La creatividad colectiva es el acto más elocuente de la actividad artística porque en su desarrollo intervienen energías y emociones que trascienden la cotidianidad y nos sensibilizan de tal modo que nos ayudan a superar las trabas individuales de nuestros sentimientos.
Cuando somos capaces de superar el individualismo y convertirnos en entes colectivos, nos liberamos de la hipocresía y damos un salto hacia la conquista de la libertad material y espiritual, a través de la cual nos permitimos vivir bajo la tutela del conocimiento y el amor.
Se podría pensar que vivir en colectividad es difícil, mas si nos trasladamos a los primeros tiempos de la historia comprobaremos que así era como se vivía por entonces: mi problema es compartido por todos, y yo asumo como mío el problema de los demás.
En esto, claro está, interviene la pureza del espíritu, lejos de contaminarse de los vicios y prejuicios creados a partir del nacimiento de la propiedad privada, hecho que devino desgracia universal, con su secuela de egoísmo, envidia y odio.
En adelante, sería difícil de asimilar lo colectivo como entidad necesaria para vivir en paz y armonía, pues los obstáculos surgidos del proceso de desarrollo de la propiedad privada fueron muchos, y todos proclives a la degradación humana.

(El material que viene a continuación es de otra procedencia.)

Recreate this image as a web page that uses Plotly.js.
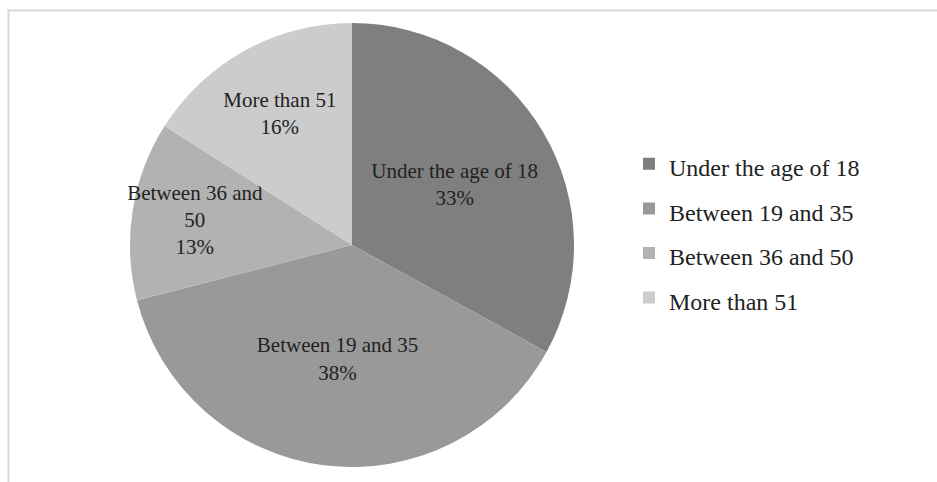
<!DOCTYPE html>
<html>
<head>
<meta charset="utf-8">
<script src="https://cdn.plot.ly/plotly-3.0.1.min.js"></script>
<style>html,body{margin:0;padding:0;background:#fff;}#chart{width:937px;height:482px;}</style>
</head>
<body>
<div id="chart"></div>
<script>
var categories = ["Under the age of 18", "Between 19 and 35", "Between 36 and 50", "More than 51"];
var sliceText = ["Under the age of 18", "Between 19 and 35", "Between 36 and<br>50", "More than 51"];
var values = [33, 38, 13, 16];
var colors = ["#7f7f7f", "#999999", "#b2b2b2", "#cccccc"];

var W = 937, H = 482;
var legendLabels = categories.map(function (c) { return "<span style='font-size:24px'>" + c + "</span>"; });
var trace = {
  type: "pie",
  labels: legendLabels,
  values: values,
  customdata: sliceText,
  sort: false,
  direction: "clockwise",
  rotation: 0,
  marker: {colors: colors, line: {width: 0}},
  texttemplate: "%{customdata}<br>%{percent:.0%}",
  textposition: "inside",
  insidetextorientation: "horizontal",
  textfont: {family: "Liberation Serif", size: 21, color: "#222222"},
  hoverinfo: "percent",
  domain: {x: [130 / W, 574 / W], y: [15 / H, 459 / H]}
};
var layout = {
  width: W, height: H,
  margin: {l: 0, r: 0, t: 0, b: 0},
  paper_bgcolor: "#ffffff",
  showlegend: true,
  uniformtext: {mode: "show", minsize: 21},
  legend: {
    x: 629 / W, y: 1 - 231 / H, xanchor: "left", yanchor: "middle",
    font: {family: "Liberation Serif", size: 32, color: "#222222"},
    itemwidth: 30
  },
  shapes: [
    {type: "line", xref: "paper", yref: "paper", x0: 8.5 / W, x1: 8.5 / W, y0: 0, y1: 1 - 10.5 / H, line: {color: "#d9d9d9", width: 2}},
    {type: "line", xref: "paper", yref: "paper", x0: 7.5 / W, x1: 1, y0: 1 - 10.5 / H, y1: 1 - 10.5 / H, line: {color: "#d9d9d9", width: 2}}
  ]
};
Plotly.newPlot("chart", [trace], layout, {displayModeBar: false, staticPlot: true});
</script>
</body>
</html>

Como sabemos, el vínculo con la naturaleza y el trabajo ayudó a acelerar el desarrollo cognitivo y corporal del Homo habilis, y con ello adquirió mayor conciencia de la importancia del proceso creativo.

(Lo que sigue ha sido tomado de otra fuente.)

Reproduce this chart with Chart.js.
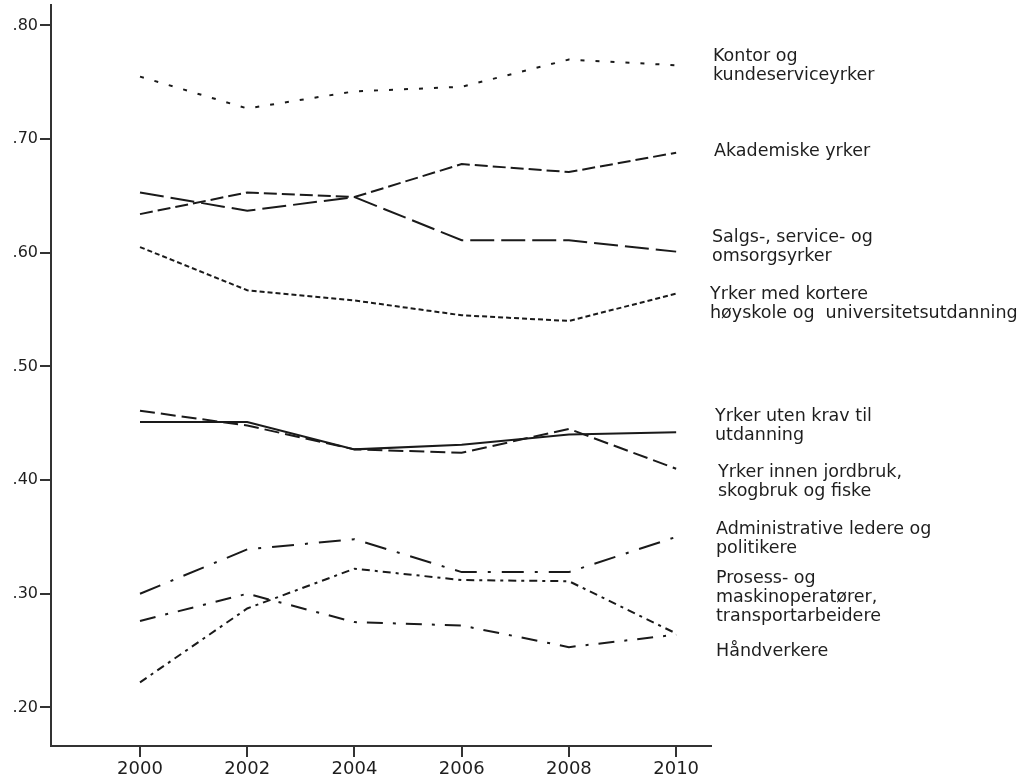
<!DOCTYPE html>
<html>
<head>
<meta charset="utf-8">
<script src="https://cdn.jsdelivr.net/npm/chart.js@4"></script>
<style>
    html, body { margin: 0; padding: 0; background: #fff; }
    #wrap { width: 1031px; height: 782px; position: relative; }
</style>
</head>
<body>
<div id="wrap"><canvas id="yrkeChart"></canvas></div>
<script>
// 数据
const years = [2000, 2002, 2004, 2006, 2008, 2010];
const xTicks = [2000, 2002, 2004, 2006, 2008, 2010];
const yTicks = [0.2, 0.3, 0.4, 0.5, 0.6, 0.7, 0.8];

const kontor = [0.755, 0.727, 0.742, 0.746, 0.770, 0.765];
const akademiske = [0.634, 0.653, 0.649, 0.678, 0.671, 0.688];
const salgs = [0.653, 0.637, 0.649, 0.611, 0.611, 0.601];
const kortere = [0.605, 0.567, 0.558, 0.545, 0.540, 0.564];
const utenKrav = [0.451, 0.451, 0.427, 0.431, 0.440, 0.442];
const jordbruk = [0.461, 0.448, 0.427, 0.424, 0.445, 0.410];
const administrative = [0.300, 0.339, 0.348, 0.319, 0.319, 0.350];
const prosess = [0.222, 0.287, 0.322, 0.312, 0.311, 0.265];
const handverkere = [0.276, 0.300, 0.275, 0.272, 0.253, 0.264];

const seriesNames = [
    ["Kontor og", "kundeserviceyrker"],
    ["Akademiske yrker"],
    ["Salgs-, service- og", "omsorgsyrker"],
    ["Yrker med kortere", "høyskole og  universitetsutdanning"],
    ["Yrker uten krav til", "utdanning"],
    ["Yrker innen jordbruk,", "skogbruk og fiske"],
    ["Administrative ledere og", "politikere"],
    ["Prosess- og", "maskinoperatører,", "transportarbeidere"],
    ["Håndverkere"]
];
const seriesValues = [kontor, akademiske, salgs, kortere, utenKrav, jordbruk, administrative, prosess, handverkere];

// 线型
const dashes = [
    [4, 11],
    [13, 5],
    [24, 7],
    [5, 3],
    [],
    [15, 6],
    [22, 11, 3, 11],
    [8, 5, 3, 5],
    [16, 10, 3, 10]
];

// 标签位置（y轴数值）
const labelAnchor = [0.764, 0.689, 0.605, 0.555, 0.448, 0.398, 0.348, 0.297, 0.249];
const labelX = [713, 714, 712, 710, 715, 718, 716, 716, 716];

const lineColor = "#1a1a1a";
const axisColor = "#333";
const textColor = "#1e1e1e";

const endLabels = {
    id: "endLabels",
    afterDatasetsDraw(chart) {
        const ctx = chart.ctx;
        const y = chart.scales.y;
        ctx.save();
        ctx.font = "17.5px 'DejaVu Sans'";
        ctx.fillStyle = textColor;
        ctx.textBaseline = "middle";
        ctx.textAlign = "left";
        const lh = 19;
        seriesNames.forEach((lines, i) => {
            const cy = y.getPixelForValue(labelAnchor[i]);
            const top = cy - (lines.length - 1) * lh / 2;
            lines.forEach((t, j) => ctx.fillText(t, labelX[i], top + j * lh));
        });
        ctx.restore();
    }
};

const datasets = seriesValues.map((vals, i) => ({
    label: seriesNames[i].join(" "),
    data: years.map((yr, k) => ({ x: yr, y: vals[k] })),
    borderColor: lineColor,
    borderWidth: 2,
    borderDash: dashes[i],
    pointRadius: 0,
    tension: 0,
    fill: false
}));

new Chart(document.getElementById("yrkeChart"), {
    type: "line",
    data: { datasets: datasets },
    options: {
        responsive: true,
        maintainAspectRatio: false,
        animation: false,
        layout: { padding: { top: 5, right: 320, left: 0, bottom: 0 } },
        plugins: {
            legend: { display: false },
            tooltip: { enabled: false }
        },
        scales: {
            x: {
                type: "linear",
                min: 1998.34,
                max: 2010.65,
                afterBuildTicks: s => { s.ticks = xTicks.map(v => ({ value: v })); },
                afterFit: s => { s.height = 36; s.paddingLeft = 0; s.paddingRight = 0; },
                border: { display: true, color: axisColor, width: 2 },
                grid: { drawOnChartArea: false, drawTicks: true, tickLength: 11, color: axisColor, lineWidth: 2 },
                ticks: {
                    color: textColor,
                    padding: 2,
                    maxRotation: 0,
                    font: { family: "DejaVu Sans", size: 18 },
                    callback: v => String(v)
                }
            },
            y: {
                type: "linear",
                min: 0.166,
                max: 0.818,
                afterBuildTicks: s => { s.ticks = yTicks.map(v => ({ value: v })); },
                afterFit: s => { s.width = 51; s.paddingTop = 0; s.paddingBottom = 0; },
                border: { display: true, color: axisColor, width: 2 },
                grid: { drawOnChartArea: false, drawTicks: true, tickLength: 11, color: axisColor, lineWidth: 2 },
                ticks: {
                    color: textColor,
                    padding: 2,
                    font: { family: "DejaVu Sans", size: 16 },
                    callback: v => "." + String(Math.round(v * 100))
                }
            }
        }
    },
    plugins: [endLabels]
});
</script>
</body>
</html>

Si queremos recorrer el camino de la creatividad colectiva, debemos despojarnos lo antes posible de los tabúes impuestos por quienes han tenido y tienen el control de los medios de producción, única forma posible de salir del oscurantismo.
Hoy estamos inmersos en el consumismo. El consumo, que era un hábito natural, ha devenido en una necesidad compulsiva ante la que se doblega nuestra existencia y nos aleja del patrimonio legado por nuestros antepasados: pureza de espíritu y repartición equitativa de los bienes materiales.
Hoy nos cuesta entender estos valores.
Cuando nuestros antepasados directos, los Homo habilis (hombre habilidoso) se multiplicaron y se expandieron por las regiones del Este de África hace aproximadamente un millón setecientos cincuenta mil años no solo nació en ellos la necesidad de agruparse para obtener sus alimentos, sino también para crear. Así, además de juntarse para cazar animales gigantes y comérselos crudos porque no sabían hacer el fuego, celebraban sus triunfos con fiestas y expresiones pictóricas que aún se conservan.
Como sabemos, el vínculo con la naturaleza y el trabajo ayudó a acelerar el desarrollo cognitivo y corporal del Homo habilis, y con ello adquirió mayor conciencia de la importancia del proceso creativo. Entonces apareció el Homo erectus, quien sí aprendió a hacer el fuego, hará quizá unos trescientos mil años, hecho que le daría un giro de más de 360 grados a la historia de la humanidad, pues el fuego, contrario a la simbología dada por la sociedad de consumo (el fuego es destructor y es del infierno, lugar adonde van quienes atentan contra los dictámenes de la Divinidad) se convertiría en el elemento unificador por excelencia.
Recordemos que el Homo erectus se reunía en las cuevas para recibir luz y calor a través del fuego, alrededor del cual contaban historias de caza, fabricaban herramientas de piedra y hacían el amor.
El fuego constituyó una de las piezas claves en el desarrollo inmediato del hombre.
Hace doscientos cincuenta mil años, el Homo erectus se transformó en un nuevo tipo de hombre: el Homo sapiens.